Consider these interesting keys to picking a winning entrepreneurial idea:

1. Know Thyself

A key variable here might be to ask where do you fall on the risk spectrum. For example, for most young aspiring entrepreneurs, who are starting out with little, might be in a position in life to take on an entrepreneurial risk.

2. What’s your angle?

Generally, good venture ideas fall into several categories—roll-ups, where disparate players in a given market are aggregated; creating the better widget, offering incremental improvements is where most first-time entrepreneurs focus their new-found fire; better, faster, cheaper, seeking new approaches but not always appropriate for entrepreneurial idea newcomers because it requires greater certainty of a ‘big vision and big staying power;’ a novel concept, ideas that create new markets;and geography, an idea that works in one location being expanded into a second location to further monopolize an existing market or to open in a new market.

3. Do the hard stuff first.

Personally, I tend to obsessed with rigorously evaluating new venture ideas. Part of my logic stems from the core essence of moving forward from idea to reach an entrepreneurial opportunity conclusion is the critical evaluation of an idea.

4. Look at lots of ideas.

The world is limitless for ideas. The trick is, finding the one or even two that are right for you.  As someone said,  “All of your ideas suck except the last one—the one you choose.”

5. Do it.

Get moving folks, and get answers that won’t come from sitting at your computer. Do your research with a sense or urgency to propel you to your entrepreneurial milestones.

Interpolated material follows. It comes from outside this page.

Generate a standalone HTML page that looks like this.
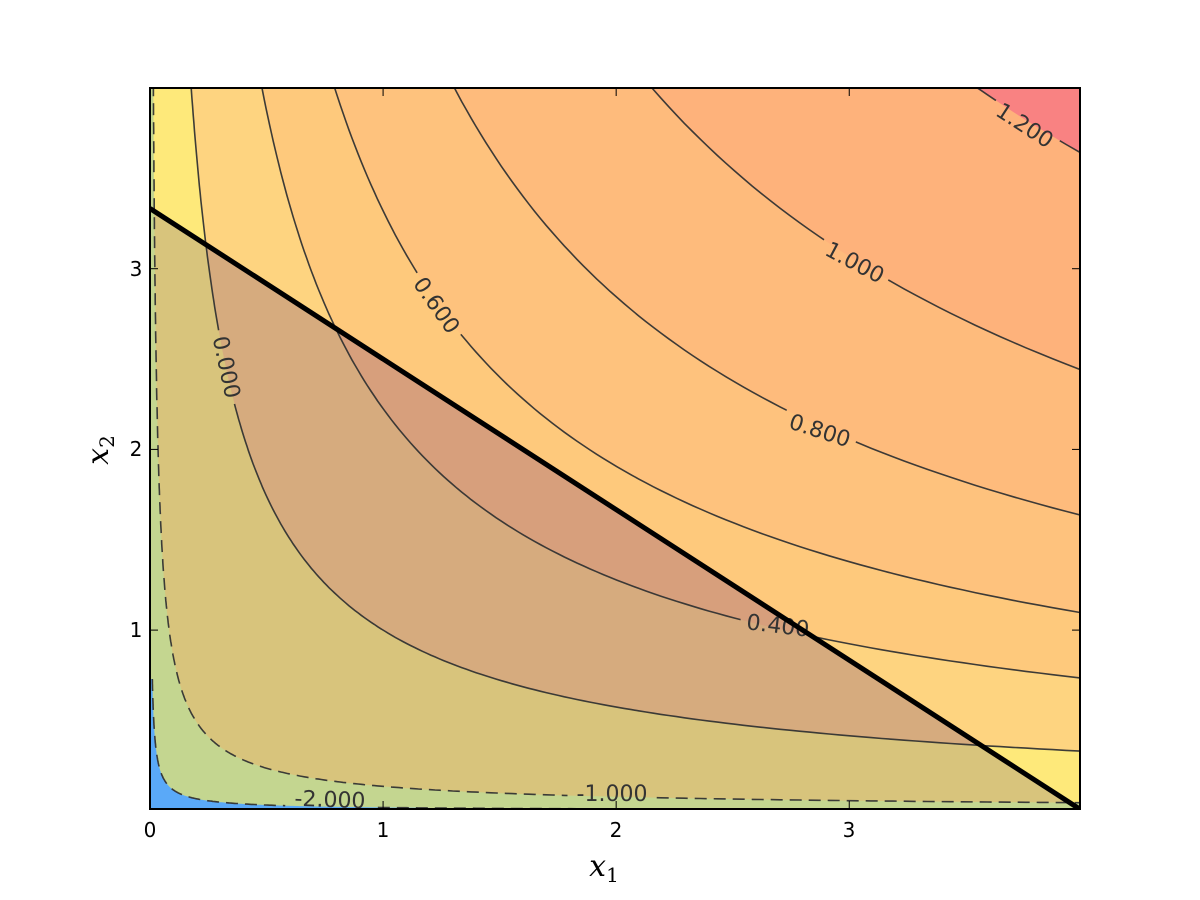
<!DOCTYPE html>
<html><head><meta charset="utf-8">
<style>
html,body{margin:0;padding:0;background:#fff;}
svg{display:block;}
</style></head>
<body>
<svg id="s" width="1200" height="900" xmlns="http://www.w3.org/2000/svg" font-family="DejaVu Sans, Liberation Sans, sans-serif">
<defs>
<clipPath id="pc"><rect x="150" y="88" width="930" height="721"/></clipPath>
<clipPath id="tri"><polygon id="triP" points=""/></clipPath>
<mask id="lm" maskUnits="userSpaceOnUse" x="0" y="0" width="1200" height="900"><rect x="0" y="0" width="1200" height="900" fill="#fff"/><g id="maskg"></g></mask>
</defs>
<rect x="0" y="0" width="1200" height="900" fill="#fff"/>
<g clip-path="url(#pc)">
<g id="bands"></g>
<g id="bands2" clip-path="url(#tri)"></g>
<g id="lines" mask="url(#lm)" fill="none"></g>
<g id="labels"></g>
<line id="budget" stroke="#000" stroke-width="5"/>
</g>
<rect x="150" y="88" width="930" height="721" fill="none" stroke="#000" stroke-width="2"/>
<g id="ticks" stroke="#000" stroke-width="1"></g>
<g font-size="20" fill="#000" text-anchor="middle">
<text x="150" y="837">0</text><text x="383" y="837">1</text><text x="616" y="837">2</text><text x="849" y="837">3</text>
<text x="136" y="637">1</text><text x="136" y="456">2</text><text x="136" y="276">3</text>
</g>
<text x="604" y="876" style="font-family:'DejaVu Serif','Liberation Serif',serif;font-style:italic;font-size:30px" text-anchor="middle">x<tspan style="font-style:normal;font-size:20px" dy="6">1</tspan></text>
<text transform="translate(108,450) rotate(-90)" style="font-family:'DejaVu Serif','Liberation Serif',serif;font-style:italic;font-size:30px" text-anchor="middle">x<tspan style="font-style:normal;font-size:20px" dy="6">2</tspan></text>
</svg>
<script>
var NS="http://www.w3.org/2000/svg";
function X(x){return 150+x*(930/3.99);}
function Y(y){return 809-(y-0.01)*(721/3.99);}
function el(t,a,p){var e=document.createElementNS(NS,t);for(var k in a)e.setAttribute(k,a[k]);p.appendChild(e);return e;}
function cy(L,x){return Math.exp((L-0.4*Math.log(x))/0.5);}
function xs(){var a=[];for(var i=0;i<=400;i++){a.push(0.01*Math.pow(399,i/400));}return a;}
var X_=xs();
function regionPts(L){
  var p=[];var y0=Math.min(4,Math.max(0.01,cy(L,0.01)));
  p.push([0,4]);p.push([0,y0]);
  X_.forEach(function(x){var y=Math.min(4,Math.max(0.01,cy(L,x)));p.push([x,y]);});
  p.push([3.99,4]);
  return p.map(function(q){return X(q[0]).toFixed(1)+","+Y(q[1]).toFixed(1);}).join(" ");
}
var fills=[[-99,"#5aa9f8","#5aa9f8"],[-2,"#c4d690","#c4d690"],[-1,"#fee97a","#d8c47c"],[0,"#fed480","#d6ab7e"],[0.4,"#fec97c","#d79f7c"],[0.6,"#fec27d"],[0.8,"#febb7c"],[1.0,"#feb27b"],[1.2,"#f98282"]];
var b=document.getElementById("bands"),b2=document.getElementById("bands2");
fills.forEach(function(f){
  var pts=f[0]<-50?"150,88 1080,88 1080,809 150,809":regionPts(f[0]);
  el("polygon",{points:pts,fill:f[1]},b);
  if(f[2])el("polygon",{points:pts,fill:f[2]},b2);
});
var yb=function(x){return 3.3333-0.8333*x;};
document.getElementById("triP").setAttribute("points",X(0)+","+Y(0.01)+" "+X(0)+","+Y(3.3333)+" "+X(3.99)+","+Y(yb(3.99))+" "+X(3.99)+","+Y(0.01));
var bl=document.getElementById("budget");
bl.setAttribute("x1",X(0));bl.setAttribute("y1",Y(3.3333));bl.setAttribute("x2",X(3.99));bl.setAttribute("y2",Y(yb(3.99)));
var lg=document.getElementById("lines");
[-2,-1,0,0.4,0.6,0.8,1.0,1.2].forEach(function(L){
  var d="";X_.forEach(function(x,i){var y=cy(L,x);if(y>6)y=6;d+=(d?"L":"M")+X(x).toFixed(1)+","+Y(y).toFixed(1);});
  var a={d:d,stroke:"#333","stroke-width":"1.6","stroke-opacity":"0.95"};
  if(L<0)a["stroke-dasharray"]="12,7";
  el("path",a,lg);
});
var labs=[["1.200",1025,125,33],["1.000",855,262,28],["0.800",820,430,18],["0.600",437,305,55],["0.400",778,625,7],["0.000",227,367,78],["-1.000",612,793,0],["-2.000",330,799,2]];
var mg=document.getElementById("maskg"),lb=document.getElementById("labels");
labs.forEach(function(l){
  var w=l[0].length*13.5+8;
  el("rect",{x:-w/2,y:-12,width:w,height:24,fill:"#000",transform:"translate("+l[1]+","+l[2]+") rotate("+l[3]+")"},mg);
  var t=el("text",{x:0,y:8,"font-size":"22","text-anchor":"middle",fill:"#333",transform:"translate("+l[1]+","+l[2]+") rotate("+l[3]+")"},lb);
  t.textContent=l[0];
});
var tg=document.getElementById("ticks");
[0,1,2,3].forEach(function(v){el("line",{x1:X(v),y1:809,x2:X(v),y2:801},tg);el("line",{x1:X(v),y1:88,x2:X(v),y2:96},tg);});
[1,2,3].forEach(function(v){el("line",{x1:150,y1:Y(v),x2:158,y2:Y(v)},tg);el("line",{x1:1080,y1:Y(v),x2:1072,y2:Y(v)},tg);});
</script>
</body></html>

Please remember this—deep down inside each of us burns an entrepreneurial spirit, the desire to explore and potentially embrace a new business venture the way you hope to run your personal life.

A successful venture means increasing the clients you have and a successful personal life to many of us, means increasing the number of friends and loved ones we can muster.

The parallels are endless between an entrepreneur’s personal and business lives. Being an entrepreneur is truly living a way of life.

Get yourself into the entrepreneurial mind-set  and you’ll have the art of the idea accomplished and the unmistakable power to make things happen.